[Written request]:
Strip the pictures and reproduce the rest of the listing exactly.

[Source material]:
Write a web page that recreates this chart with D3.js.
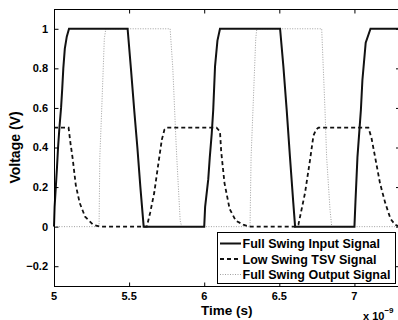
<!DOCTYPE html>
<html>
<head>
<meta charset="utf-8">
<script src="https://cdn.jsdelivr.net/npm/d3@7"></script>
<style>
  body { margin: 0; background: #fff; }
  svg { display: block; font-family: "Liberation Sans", Arial, Helvetica, sans-serif; font-weight: bold; }
</style>
</head>
<body>
<svg id="chart" width="398" height="320"></svg>
<script>
// Time in ns (axis shows x 10^-9 s), voltage in V
const inputSignal = [
    [5.000, 0.00], [5.004, 0.10], [5.012, 0.20], [5.020, 0.30], [5.027, 0.40], [5.036, 0.50],
    [5.047, 0.60], [5.055, 0.70], [5.062, 0.80], [5.072, 0.90], [5.085, 0.96], [5.100, 1.00],
    [5.490, 1.00], [5.512, 0.80], [5.535, 0.58], [5.555, 0.40], [5.575, 0.20], [5.597, 0.00],
    [6.000, 0.00], [6.006, 0.10], [6.027, 0.24], [6.037, 0.35], [6.050, 0.47], [6.060, 0.59],
    [6.072, 0.81], [6.088, 0.94], [6.105, 1.00],
    [6.505, 1.00], [6.527, 0.81], [6.549, 0.59], [6.571, 0.35], [6.593, 0.12], [6.605, 0.00],
    [7.000, 0.00], [7.007, 0.13], [7.020, 0.35], [7.043, 0.59], [7.053, 0.74], [7.075, 0.93],
    [7.107, 1.00], [7.300, 1.00]
];

const tsvSignal = [
    [5.000, 0.50], [5.097, 0.50], [5.110, 0.42], [5.125, 0.34], [5.145, 0.21], [5.171, 0.12],
    [5.207, 0.05], [5.260, 0.01], [5.307, 0.00],
    [5.618, 0.00], [5.640, 0.07], [5.667, 0.17], [5.695, 0.32], [5.718, 0.44], [5.735, 0.49], [5.750, 0.50],
    [6.082, 0.50], [6.105, 0.48], [6.113, 0.38], [6.135, 0.22], [6.169, 0.09], [6.210, 0.03],
    [6.260, 0.01], [6.300, 0.00],
    [6.610, 0.00], [6.627, 0.01], [6.671, 0.17], [6.705, 0.34], [6.727, 0.46], [6.745, 0.49], [6.760, 0.50],
    [7.093, 0.50], [7.113, 0.45], [7.138, 0.35], [7.170, 0.22], [7.205, 0.12], [7.240, 0.04],
    [7.270, 0.01], [7.300, 0.00]
];

const outputSignal = [
    [5.000, 0.00], [5.300, 0.00], [5.305, 0.35], [5.318, 0.60], [5.335, 0.95], [5.345, 1.00],
    [5.773, 1.00], [5.791, 0.80], [5.811, 0.45], [5.818, 0.34], [5.840, 0.03], [5.850, 0.00],
    [6.305, 0.00], [6.312, 0.35], [6.325, 0.60], [6.343, 0.95], [6.350, 1.00],
    [6.782, 1.00], [6.804, 0.59], [6.815, 0.35], [6.838, 0.08], [6.849, 0.00],
    [7.300, 0.00]
];

const seriesNames = ["Full Swing Input Signal", "Low Swing TSV Signal", "Full Swing Output Signal"];

const xTicks = [5, 5.5, 6, 6.5, 7];
const xTickLabels = ["5", "5.5", "6", "6.5", "7"];
const yTicks = [-0.2, 0, 0.2, 0.4, 0.6, 0.8, 1];
const yTickLabels = ["\u22120.2", "0", "0.2", "0.4", "0.6", "0.8", "1"];

const svg = d3.select("#chart");

// plot box (right edge falls just outside the picture)
const box = { left: 54, top: 9, right: 399.5, bottom: 286 };

const x = d3.scaleLinear().domain([5, 7.3]).range([box.left, box.right]);
const y = d3.scaleLinear().domain([-0.3, 1.1]).range([box.bottom, box.top]);

const line = d3.line()
    .x(d => x(d[0]))
    .y(d => y(d[1]));

// styles for the three signals, in legend order
const styles = [
    { stroke: "#111", width: 2, dash: null },
    { stroke: "#111", width: 1.8, dash: "4,3" },
    { stroke: "#a0a0a0", width: 1, dash: "1,1.5" }
];
const allSeries = [inputSignal, tsvSignal, outputSignal];

// draw output first so the darker lines sit on top
[2, 1, 0].forEach(i => {
    svg.append("path")
        .datum(allSeries[i])
        .attr("d", line)
        .attr("fill", "none")
        .attr("stroke", styles[i].stroke)
        .attr("stroke-width", styles[i].width)
        .attr("stroke-dasharray", styles[i].dash)
        .attr("stroke-linejoin", "miter");
});

// box + inward ticks, matlab style
svg.append("rect")
    .attr("x", box.left + 0.5).attr("y", box.top + 0.5)
    .attr("width", box.right - box.left).attr("height", box.bottom - box.top)
    .attr("fill", "none").attr("stroke", "#000").attr("stroke-width", 1);

const tickLen = 4;
svg.append("g").attr("transform", "translate(0," + (box.bottom + 0.5) + ")")
    .call(d3.axisTop(x).tickValues(xTicks).tickSize(tickLen).tickFormat(""))
    .call(g => g.select(".domain").remove());
svg.append("g").attr("transform", "translate(0," + (box.top + 0.5) + ")")
    .call(d3.axisBottom(x).tickValues(xTicks).tickSize(tickLen).tickFormat(""))
    .call(g => g.select(".domain").remove());
svg.append("g").attr("transform", "translate(" + (box.left + 0.5) + ",0)")
    .call(d3.axisRight(y).tickValues(yTicks).tickSize(tickLen).tickFormat(""))
    .call(g => g.select(".domain").remove());
svg.append("g").attr("transform", "translate(" + (box.right + 0.5) + ",0)")
    .call(d3.axisLeft(y).tickValues(yTicks).tickSize(tickLen).tickFormat(""))
    .call(g => g.select(".domain").remove());

// tick labels
svg.selectAll(".xlab")
    .data(xTicks)
    .enter()
    .append("text")
    .attr("x", d => x(d))
    .attr("y", 300)
    .attr("text-anchor", "middle")
    .style("font-size", "11px")
    .text((d, i) => xTickLabels[i]);

svg.selectAll(".ylab")
    .data(yTicks)
    .enter()
    .append("text")
    .attr("x", 48)
    .attr("y", d => y(d))
    .attr("dy", "0.36em")
    .attr("text-anchor", "end")
    .style("font-size", "11px")
    .text((d, i) => yTickLabels[i]);

// axis titles
svg.append("text")
    .attr("x", (box.left + box.right) / 2)
    .attr("y", 315)
    .attr("text-anchor", "middle")
    .style("font-size", "13.5px")
    .text("Time (s)");

svg.append("text")
    .attr("transform", "translate(20," + ((box.top + box.bottom) / 2) + ") rotate(-90)")
    .attr("text-anchor", "middle")
    .style("font-size", "14px")
    .text("Voltage (V)");

// exponent note
const expo = svg.append("text")
    .attr("x", 363)
    .attr("y", 319.5)
    .style("font-size", "11px");
expo.append("tspan").text("x 10");
expo.append("tspan").attr("dy", -7).style("font-size", "8px").text("\u22129");

// legend
const legend = svg.append("g");
legend.append("rect")
    .attr("x", 217.5).attr("y", 232.5)
    .attr("width", 178).attr("height", 51)
    .attr("fill", "#fff").attr("stroke", "#000").attr("stroke-width", 1);

const rowY = [243.5, 259, 274.5];
seriesNames.forEach((name, i) => {
    legend.append("line")
        .attr("x1", 220).attr("x2", 241)
        .attr("y1", rowY[i]).attr("y2", rowY[i])
        .attr("stroke", styles[i].stroke)
        .attr("stroke-width", styles[i].width)
        .attr("stroke-dasharray", styles[i].dash);
    legend.append("text")
        .attr("x", 242.5)
        .attr("y", rowY[i])
        .attr("dy", "0.36em")
        .style("font-size", "12.5px")
        .text(name);
});
</script>
</body>
</html>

[Finished task]:
Write a web page that recreates this chart with D3.js.
<!DOCTYPE html>
<html>
<head>
<meta charset="utf-8">
<script src="https://cdn.jsdelivr.net/npm/d3@7"></script>
<style>
  body { margin: 0; background: #fff; }
  svg { display: block; font-family: "Liberation Sans", Arial, Helvetica, sans-serif; font-weight: bold; }
</style>
</head>
<body>
<svg id="chart" width="398" height="320"></svg>
<script>
// Time in ns (axis shows x 10^-9 s), voltage in V
const inputSignal = [
    [5.000, 0.00], [5.004, 0.10], [5.012, 0.20], [5.020, 0.30], [5.027, 0.40], [5.036, 0.50],
    [5.047, 0.60], [5.055, 0.70], [5.062, 0.80], [5.072, 0.90], [5.085, 0.96], [5.100, 1.00],
    [5.490, 1.00], [5.512, 0.80], [5.535, 0.58], [5.555, 0.40], [5.575, 0.20], [5.597, 0.00],
    [6.000, 0.00], [6.006, 0.10], [6.027, 0.24], [6.037, 0.35], [6.050, 0.47], [6.060, 0.59],
    [6.072, 0.81], [6.088, 0.94], [6.105, 1.00],
    [6.505, 1.00], [6.527, 0.81], [6.549, 0.59], [6.571, 0.35], [6.593, 0.12], [6.605, 0.00],
    [7.000, 0.00], [7.007, 0.13], [7.020, 0.35], [7.043, 0.59], [7.053, 0.74], [7.075, 0.93],
    [7.107, 1.00], [7.300, 1.00]
];

const tsvSignal = [
    [5.000, 0.50], [5.097, 0.50], [5.110, 0.42], [5.125, 0.34], [5.145, 0.21], [5.171, 0.12],
    [5.207, 0.05], [5.260, 0.01], [5.307, 0.00],
    [5.618, 0.00], [5.640, 0.07], [5.667, 0.17], [5.695, 0.32], [5.718, 0.44], [5.735, 0.49], [5.750, 0.50],
    [6.082, 0.50], [6.105, 0.48], [6.113, 0.38], [6.135, 0.22], [6.169, 0.09], [6.210, 0.03],
    [6.260, 0.01], [6.300, 0.00],
    [6.610, 0.00], [6.627, 0.01], [6.671, 0.17], [6.705, 0.34], [6.727, 0.46], [6.745, 0.49], [6.760, 0.50],
    [7.093, 0.50], [7.113, 0.45], [7.138, 0.35], [7.170, 0.22], [7.205, 0.12], [7.240, 0.04],
    [7.270, 0.01], [7.300, 0.00]
];

const outputSignal = [
    [5.000, 0.00], [5.300, 0.00], [5.305, 0.35], [5.318, 0.60], [5.335, 0.95], [5.345, 1.00],
    [5.773, 1.00], [5.791, 0.80], [5.811, 0.45], [5.818, 0.34], [5.840, 0.03], [5.850, 0.00],
    [6.305, 0.00], [6.312, 0.35], [6.325, 0.60], [6.343, 0.95], [6.350, 1.00],
    [6.782, 1.00], [6.804, 0.59], [6.815, 0.35], [6.838, 0.08], [6.849, 0.00],
    [7.300, 0.00]
];

const seriesNames = ["Full Swing Input Signal", "Low Swing TSV Signal", "Full Swing Output Signal"];

const xTicks = [5, 5.5, 6, 6.5, 7];
const xTickLabels = ["5", "5.5", "6", "6.5", "7"];
const yTicks = [-0.2, 0, 0.2, 0.4, 0.6, 0.8, 1];
const yTickLabels = ["\u22120.2", "0", "0.2", "0.4", "0.6", "0.8", "1"];

const svg = d3.select("#chart");

// plot box (right edge falls just outside the picture)
const box = { left: 54, top: 9, right: 399.5, bottom: 286 };

const x = d3.scaleLinear().domain([5, 7.3]).range([box.left, box.right]);
const y = d3.scaleLinear().domain([-0.3, 1.1]).range([box.bottom, box.top]);

const line = d3.line()
    .x(d => x(d[0]))
    .y(d => y(d[1]));

// styles for the three signals, in legend order
const styles = [
    { stroke: "#111", width: 2, dash: null },
    { stroke: "#111", width: 1.8, dash: "4,3" },
    { stroke: "#a0a0a0", width: 1, dash: "1,1.5" }
];
const allSeries = [inputSignal, tsvSignal, outputSignal];

// draw output first so the darker lines sit on top
[2, 1, 0].forEach(i => {
    svg.append("path")
        .datum(allSeries[i])
        .attr("d", line)
        .attr("fill", "none")
        .attr("stroke", styles[i].stroke)
        .attr("stroke-width", styles[i].width)
        .attr("stroke-dasharray", styles[i].dash)
        .attr("stroke-linejoin", "miter");
});

// box + inward ticks, matlab style
svg.append("rect")
    .attr("x", box.left + 0.5).attr("y", box.top + 0.5)
    .attr("width", box.right - box.left).attr("height", box.bottom - box.top)
    .attr("fill", "none").attr("stroke", "#000").attr("stroke-width", 1);

const tickLen = 4;
svg.append("g").attr("transform", "translate(0," + (box.bottom + 0.5) + ")")
    .call(d3.axisTop(x).tickValues(xTicks).tickSize(tickLen).tickFormat(""))
    .call(g => g.select(".domain").remove());
svg.append("g").attr("transform", "translate(0," + (box.top + 0.5) + ")")
    .call(d3.axisBottom(x).tickValues(xTicks).tickSize(tickLen).tickFormat(""))
    .call(g => g.select(".domain").remove());
svg.append("g").attr("transform", "translate(" + (box.left + 0.5) + ",0)")
    .call(d3.axisRight(y).tickValues(yTicks).tickSize(tickLen).tickFormat(""))
    .call(g => g.select(".domain").remove());
svg.append("g").attr("transform", "translate(" + (box.right + 0.5) + ",0)")
    .call(d3.axisLeft(y).tickValues(yTicks).tickSize(tickLen).tickFormat(""))
    .call(g => g.select(".domain").remove());

// tick labels
svg.selectAll(".xlab")
    .data(xTicks)
    .enter()
    .append("text")
    .attr("x", d => x(d))
    .attr("y", 300)
    .attr("text-anchor", "middle")
    .style("font-size", "11px")
    .text((d, i) => xTickLabels[i]);

svg.selectAll(".ylab")
    .data(yTicks)
    .enter()
    .append("text")
    .attr("x", 48)
    .attr("y", d => y(d))
    .attr("dy", "0.36em")
    .attr("text-anchor", "end")
    .style("font-size", "11px")
    .text((d, i) => yTickLabels[i]);

// axis titles
svg.append("text")
    .attr("x", (box.left + box.right) / 2)
    .attr("y", 315)
    .attr("text-anchor", "middle")
    .style("font-size", "13.5px")
    .text("Time (s)");

svg.append("text")
    .attr("transform", "translate(20," + ((box.top + box.bottom) / 2) + ") rotate(-90)")
    .attr("text-anchor", "middle")
    .style("font-size", "14px")
    .text("Voltage (V)");

// exponent note
const expo = svg.append("text")
    .attr("x", 363)
    .attr("y", 319.5)
    .style("font-size", "11px");
expo.append("tspan").text("x 10");
expo.append("tspan").attr("dy", -7).style("font-size", "8px").text("\u22129");

// legend
const legend = svg.append("g");
legend.append("rect")
    .attr("x", 217.5).attr("y", 232.5)
    .attr("width", 178).attr("height", 51)
    .attr("fill", "#fff").attr("stroke", "#000").attr("stroke-width", 1);

const rowY = [243.5, 259, 274.5];
seriesNames.forEach((name, i) => {
    legend.append("line")
        .attr("x1", 220).attr("x2", 241)
        .attr("y1", rowY[i]).attr("y2", rowY[i])
        .attr("stroke", styles[i].stroke)
        .attr("stroke-width", styles[i].width)
        .attr("stroke-dasharray", styles[i].dash);
    legend.append("text")
        .attr("x", 242.5)
        .attr("y", rowY[i])
        .attr("dy", "0.36em")
        .style("font-size", "12.5px")
        .text(name);
});
</script>
</body>
</html>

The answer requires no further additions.